▶ _The task_
Reproduce every line in the listing that contains the word "page".

--

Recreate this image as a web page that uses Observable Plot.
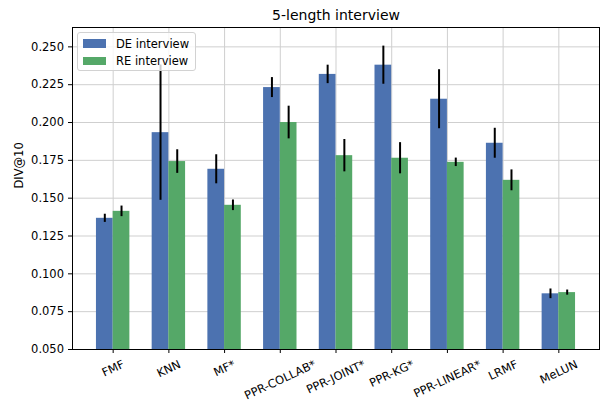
<!DOCTYPE html>
<html>
<head>
<meta charset="utf-8">
<script src="https://cdn.jsdelivr.net/npm/d3@7"></script>
<script src="https://cdn.jsdelivr.net/npm/@observablehq/plot@0.6"></script>
<style>
  html, body { margin: 0; padding: 0; background: #fff; }
  #wrap { position: relative; width: 611px; height: 403px; font-family: "DejaVu Sans", sans-serif; }
  #legend { position: absolute; left: 76.5px; top: 32px; width: 119.5px; height: 39px; box-sizing: border-box;
    border: 1px solid #d2d2d2; border-radius: 3px; background: rgba(255,255,255,0.8); }
  .sw { position: absolute; left: 5px; width: 23.5px; height: 8.7px; }
  .lt { position: absolute; left: 38.5px; font-size: 11.5px; line-height: 14px; color: #000; white-space: nowrap; }
</style>
</head>
<body>
<div id="wrap"></div>
<script>
const categories = ["FMF", "KNN", "MF*", "PPR-COLLAB*", "PPR-JOINT*", "PPR-KG*", "PPR-LINEAR*", "LRMF", "MeLUN"];
const seriesNames = ["DE interview", "RE interview"];
const seriesColors = ["#4c72b0", "#55a868"];
const deMean = [0.1367, 0.1933, 0.1691, 0.2231, 0.2318, 0.2379, 0.2154, 0.1863, 0.0868];
const deErr  = [0.0027, 0.0447, 0.0096, 0.0066, 0.0061, 0.0126, 0.0195, 0.0099, 0.0032];
const reMean = [0.1413, 0.1742, 0.1453, 0.2000, 0.1781, 0.1764, 0.1737, 0.1618, 0.0876];
const reErr  = [0.0035, 0.0078, 0.0035, 0.0108, 0.0107, 0.0103, 0.0028, 0.0069, 0.0017];
const yTicks = [0.050, 0.075, 0.100, 0.125, 0.150, 0.175, 0.200, 0.225, 0.250];
const title = "5-length interview";
const yLabel = "DIV@10";

const barW = 0.3;
const rows = [];
categories.forEach((c, i) => {
  rows.push({i, cat: c, series: seriesNames[0], mean: deMean[i], err: deErr[i], off: -barW / 2});
  rows.push({i, cat: c, series: seriesNames[1], mean: reMean[i], err: reErr[i], off: barW / 2});
});
const idx = categories.map((_, i) => i);
const lo = -barW, hi = categories.length - 1 + barW;
const pad = (hi - lo) * 0.05;
const FS = 11.5;
const rad = 25 * Math.PI / 180;
const wrap = document.getElementById("wrap");

function build(dys) {
  const labelMarks = categories.map((c, i) =>
    Plot.text([c], {x: () => i, frameAnchor: "bottom", dy: dys[i], rotate: -25, className: "xlab",
      textAnchor: "middle", lineAnchor: "middle", fontSize: FS, fill: "#000"}));
  return Plot.plot({
    width: 611, height: 403,
    marginLeft: 72, marginRight: 12, marginTop: 27, marginBottom: 54,
    style: {fontFamily: "DejaVu Sans, sans-serif", fontSize: FS + "px", color: "#000", background: "#fff"},
    x: {type: "linear", domain: [lo - pad, hi + pad]},
    y: {domain: [0.05, 0.2628]},
    color: {domain: seriesNames, range: seriesColors},
    marks: [
      Plot.gridX(idx, {stroke: "#cfcfcf", strokeOpacity: 1, strokeWidth: 1}),
      Plot.gridY(yTicks, {stroke: "#cfcfcf", strokeOpacity: 1, strokeWidth: 1}),
      Plot.rectY(rows, {x1: d => d.i + d.off - barW / 2, x2: d => d.i + d.off + barW / 2,
        y1: () => 0, y2: "mean", fill: "series", clip: true}),
      Plot.ruleX(rows, {x: d => d.i + d.off, y1: d => d.mean - d.err, y2: d => d.mean + d.err,
        stroke: "#000", strokeWidth: 2}),
      Plot.frame({stroke: "#000", strokeWidth: 1}),
      Plot.axisY({ticks: yTicks, tickFormat: d3.format(".3f"), tickSize: 4, tickPadding: 4.5, label: null, fontSize: FS}),
      Plot.axisX({ticks: idx, tickFormat: () => "", tickSize: 4, label: null}),
      ...labelMarks,
      Plot.text([title], {frameAnchor: "top", dy: -11.5, lineAnchor: "middle", fontSize: 14, fill: "#000"}),
      Plot.text([yLabel], {frameAnchor: "left", dx: -53, rotate: -90, lineAnchor: "middle", fontSize: FS, fill: "#000"})
    ]
  });
}

// first pass: measure label lengths as rendered, then place each rotated label below its tick
const probe = build(categories.map(() => 20));
wrap.appendChild(probe);
const lens = Array.from(probe.querySelectorAll("g.xlab text")).map(t => t.getComputedTextLength());
probe.remove();
const dys = lens.map(w => 9 + (w * Math.sin(rad) + FS * Math.cos(rad)) / 2);
wrap.appendChild(build(dys));

const lg = document.createElement("div");
lg.id = "legend";
seriesNames.forEach((s, k) => {
  const sw = document.createElement("div");
  sw.className = "sw";
  sw.style.background = seriesColors[k];
  sw.style.top = (6 + k * 17.6) + "px";
  lg.appendChild(sw);
  const t = document.createElement("div");
  t.className = "lt";
  t.textContent = s;
  t.style.top = (3.5 + k * 17.6) + "px";
  lg.appendChild(t);
});
wrap.appendChild(lg);
</script>
</body>
</html>
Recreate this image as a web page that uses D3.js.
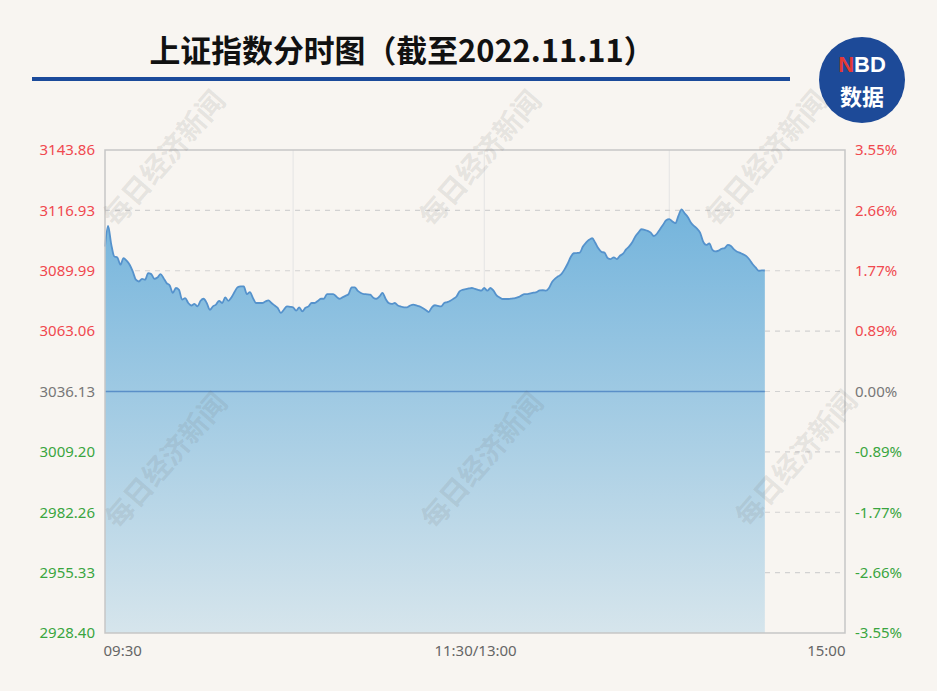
<!DOCTYPE html>
<html>
<head>
<meta charset="utf-8">
<script src="https://cdn.jsdelivr.net/npm/d3@7/dist/d3.min.js"></script>
<style>
  html, body { margin: 0; padding: 0; background: #f8f5f1; }
  svg { display: block; }
</style>
</head>
<body>
<div id="chart"></div>
<script>
// 上证指数 2022-11-11 分时数据 (每分钟, 09:30 起, 读图估计)
const prevClose = 3036.13;
const prices = [
  3100.8, 3110.0, 3102.0, 3096.4, 3095.9, 3092.7, 3095.6, 3094.5, 3092.7, 3089.7,
  3086.0, 3085.2, 3086.4, 3086.0, 3088.9, 3088.5, 3086.4, 3087.0, 3088.5, 3086.7,
  3084.5, 3083.4, 3080.1, 3082.3, 3081.5, 3077.1, 3077.8, 3075.6, 3074.5, 3075.2,
  3074.1, 3076.6, 3077.5, 3075.6, 3072.6, 3074.1, 3074.9, 3076.6, 3075.6, 3078.1,
  3076.6, 3078.1, 3080.5, 3082.6, 3083.0, 3083.0, 3079.6, 3080.5, 3077.8, 3075.6,
  3075.6, 3075.6, 3076.3, 3076.8, 3075.6, 3074.5, 3073.4, 3071.2, 3072.6, 3074.1,
  3073.9, 3073.7, 3072.2, 3073.7, 3071.9, 3073.5, 3074.1, 3075.6, 3075.6, 3076.5,
  3077.5, 3077.5, 3079.6, 3079.6, 3079.6, 3078.5, 3077.5, 3078.1, 3078.8, 3079.6,
  3082.6, 3082.6, 3081.0, 3080.1, 3079.6, 3079.5, 3079.3, 3078.0, 3077.5, 3078.5,
  3080.1, 3077.5, 3075.6, 3075.2, 3075.6, 3074.5, 3074.0, 3073.7, 3073.7, 3074.5,
  3074.9, 3074.5, 3074.1, 3073.4, 3072.5, 3071.6, 3073.7, 3074.6, 3074.3, 3074.1,
  3075.6, 3076.0, 3076.6, 3077.5, 3078.5, 3080.8, 3081.5, 3081.8, 3082.1, 3082.3,
  3081.9, 3081.5, 3081.1, 3082.3, 3081.1, 3082.3, 3081.1, 3079.0, 3078.1, 3077.4,
  3077.4, 3077.4, 3077.6, 3077.8, 3078.2, 3078.9, 3079.6, 3079.6, 3079.9, 3080.2,
  3080.5, 3081.2, 3081.3, 3081.1, 3082.3, 3085.0, 3086.5, 3087.5, 3088.5, 3090.5,
  3093.0, 3096.0, 3097.8, 3097.9, 3098.1, 3100.8, 3102.5, 3103.8, 3104.5, 3102.5,
  3100.0, 3098.4, 3098.1, 3095.7, 3095.2, 3096.0, 3095.2, 3096.7, 3097.6, 3099.5,
  3100.9, 3102.7, 3105.3, 3107.0, 3108.5, 3108.2, 3107.8, 3107.0, 3105.5, 3106.5,
  3108.5, 3110.5, 3112.5, 3113.0, 3112.0, 3111.2, 3114.6, 3117.4, 3115.6, 3114.0,
  3111.5, 3110.0, 3108.8, 3107.0, 3103.0, 3101.5, 3102.2, 3099.3, 3098.6, 3099.0,
  3099.8, 3100.1, 3101.5, 3101.0, 3099.5, 3098.5, 3098.0, 3097.3, 3096.5, 3095.0,
  3093.0, 3091.5, 3090.0, 3090.2, 3090.1
];

// 坐标轴刻度
const leftTicks = [3143.86, 3116.93, 3089.99, 3063.06, 3036.13, 3009.20, 2982.26, 2955.33, 2928.40];
const rightTicks = ["3.55%", "2.66%", "1.77%", "0.89%", "0.00%", "-0.89%", "-1.77%", "-2.66%", "-3.55%"];
const timeTicks = [0, 120, 240];
const timeLabels = ["09:30", "11:30/13:00", "15:00"];
const gridMinutes = [61, 123, 183];

const W = 937, H = 691;
const margin = {top: 150, right: 92, bottom: 58, left: 105};
const innerW = W - margin.left - margin.right,
      innerH = H - margin.top - margin.bottom;

const UP = "#f0494f", DOWN = "#3aa53f", FLAT = "#777";

const svg = d3.select("#chart").append("svg")
  .attr("width", W).attr("height", H)
  .style("font-family", "'Noto Sans', 'Noto Sans CJK SC', sans-serif");

svg.append("rect").attr("width", W).attr("height", H).attr("fill", "#f8f5f1");

// 标题
svg.append("text")
  .attr("x", 402).attr("y", 62)
  .attr("text-anchor", "middle")
  .attr("font-family", "'Noto Sans CJK SC', sans-serif")
  .attr("font-weight", "bold")
  .attr("font-size", 31)
  .attr("textLength", 505)
  .attr("lengthAdjust", "spacingAndGlyphs")
  .attr("fill", "#111")
  .text("上证指数分时图（截至2022.11.11）");

svg.append("rect")
  .attr("x", 32).attr("y", 77).attr("width", 758).attr("height", 4)
  .attr("fill", "#1b4a9a");

// NBD logo
const logo = svg.append("g").attr("transform", "translate(862,80)");
logo.append("circle").attr("r", 43).attr("fill", "#1d4a98");
const nbd = logo.append("text")
  .attr("y", -8).attr("text-anchor", "middle")
  .attr("font-family", "'Liberation Sans', Arial, sans-serif")
  .attr("font-weight", "bold").attr("font-size", 22);
nbd.append("tspan").attr("fill", "#e53935").text("N");
nbd.append("tspan").attr("fill", "#fff").text("BD");
logo.append("text")
  .attr("y", 25).attr("text-anchor", "middle")
  .attr("font-family", "'Noto Sans CJK SC', sans-serif")
  .attr("font-weight", "bold").attr("font-size", 22)
  .attr("fill", "#fff")
  .text("数据");

const g = svg.append("g").attr("transform", `translate(${margin.left},${margin.top})`);

const x = d3.scaleLinear().domain([0, 240]).range([0, innerW]);
const y = d3.scaleLinear().domain([leftTicks[leftTicks.length - 1], leftTicks[0]]).range([innerH, 0]);

// 竖向网格
g.selectAll(".vgrid").data(gridMinutes).enter().append("line")
  .attr("x1", d => x(d)).attr("x2", d => x(d))
  .attr("y1", 0).attr("y2", innerH)
  .attr("stroke", "#e4e4e4").attr("stroke-width", 1);

// 横向虚线网格
g.selectAll(".hgrid").data(leftTicks.slice(1, -1)).enter().append("line")
  .attr("x1", 0).attr("x2", innerW)
  .attr("y1", d => y(d)).attr("y2", d => y(d))
  .attr("stroke", "#d2d2d2").attr("stroke-width", 1.2)
  .attr("stroke-dasharray", "5,5");

// 渐变填充
const defs = svg.append("defs");
const grad = defs.append("linearGradient").attr("id", "areaGrad")
  .attr("gradientUnits", "userSpaceOnUse")
  .attr("x1", 0).attr("y1", y(3117.4)).attr("x2", 0).attr("y2", innerH);
grad.append("stop").attr("offset", "0%").attr("stop-color", "#74b4dc");
grad.append("stop").attr("offset", "100%").attr("stop-color", "#d6e5ec");

const area = d3.area()
  .x((d, i) => x(i))
  .y0(innerH)
  .y1(d => y(d))
  .curve(d3.curveMonotoneX);

const line = d3.line()
  .x((d, i) => x(i))
  .y(d => y(d))
  .curve(d3.curveMonotoneX);

g.append("path").datum(prices).attr("d", area).attr("fill", "url(#areaGrad)");

// 昨收线
g.append("line")
  .attr("x1", x(0)).attr("x2", x(prices.length - 1))
  .attr("y1", y(prevClose)).attr("y2", y(prevClose))
  .attr("stroke", "#5a8fc8").attr("stroke-width", 1.5);

g.append("path").datum(prices).attr("d", line)
  .attr("fill", "none").attr("stroke", "#5592cc").attr("stroke-width", 1.8);

// 边框
g.append("rect").attr("x", 0).attr("y", 0).attr("width", innerW).attr("height", innerH)
  .attr("fill", "none").attr("stroke", "#c6c6c6").attr("stroke-width", 1.5);

// 水印
const marks = [[166, 160], [482, 160], [768, 160], [168, 462], [484, 462], [798, 460]];
svg.selectAll(".wm").data(marks).enter().append("text")
  .attr("transform", d => `translate(${d[0]},${d[1]}) rotate(-49)`)
  .attr("text-anchor", "middle").attr("dominant-baseline", "middle")
  .attr("font-family", "'Noto Sans CJK SC', sans-serif")
  .attr("font-weight", "bold").attr("font-size", 28)
  .attr("fill", "rgba(110,110,110,0.15)")
  .text("每日经济新闻");

// 左轴
const colorFor = v => v > prevClose ? UP : (v < prevClose ? DOWN : FLAT);
const yLeft = d3.axisLeft(y).tickValues(leftTicks).tickFormat(d3.format(".2f")).tickSize(0).tickPadding(10);
const gl = g.append("g").call(yLeft);
gl.select(".domain").remove();
gl.selectAll("text").attr("font-size", 15).attr("font-family", "'Noto Sans', sans-serif")
  .attr("fill", d => colorFor(d));

// 右轴
const yRight = d3.axisRight(y).tickValues(leftTicks).tickFormat((d, i) => rightTicks[i]).tickSize(0).tickPadding(10);
const gr = g.append("g").attr("transform", `translate(${innerW},0)`).call(yRight);
gr.select(".domain").remove();
gr.selectAll("text").attr("font-size", 15).attr("font-family", "'Noto Sans', sans-serif")
  .attr("fill", d => colorFor(d));

// 时间轴
const xAxis = d3.axisBottom(x).tickValues(timeTicks).tickFormat((d, i) => timeLabels[i]).tickSize(0).tickPadding(12);
const gx = g.append("g").attr("transform", `translate(0,${innerH})`).call(xAxis);
gx.select(".domain").remove();
gx.selectAll("text").attr("font-size", 15).attr("font-family", "'Noto Sans', sans-serif")
  .attr("fill", "#666")
  .attr("text-anchor", (d, i) => i === 0 ? "start" : (i === timeTicks.length - 1 ? "end" : "middle"))
  .attr("dx", (d, i) => i === 0 ? -2 : 0);
</script>
</body>
</html>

--

▶ _Task answer_
Recreate this image as a web page that uses Observable Plot.
Recreate this image as a web page that uses D3.js.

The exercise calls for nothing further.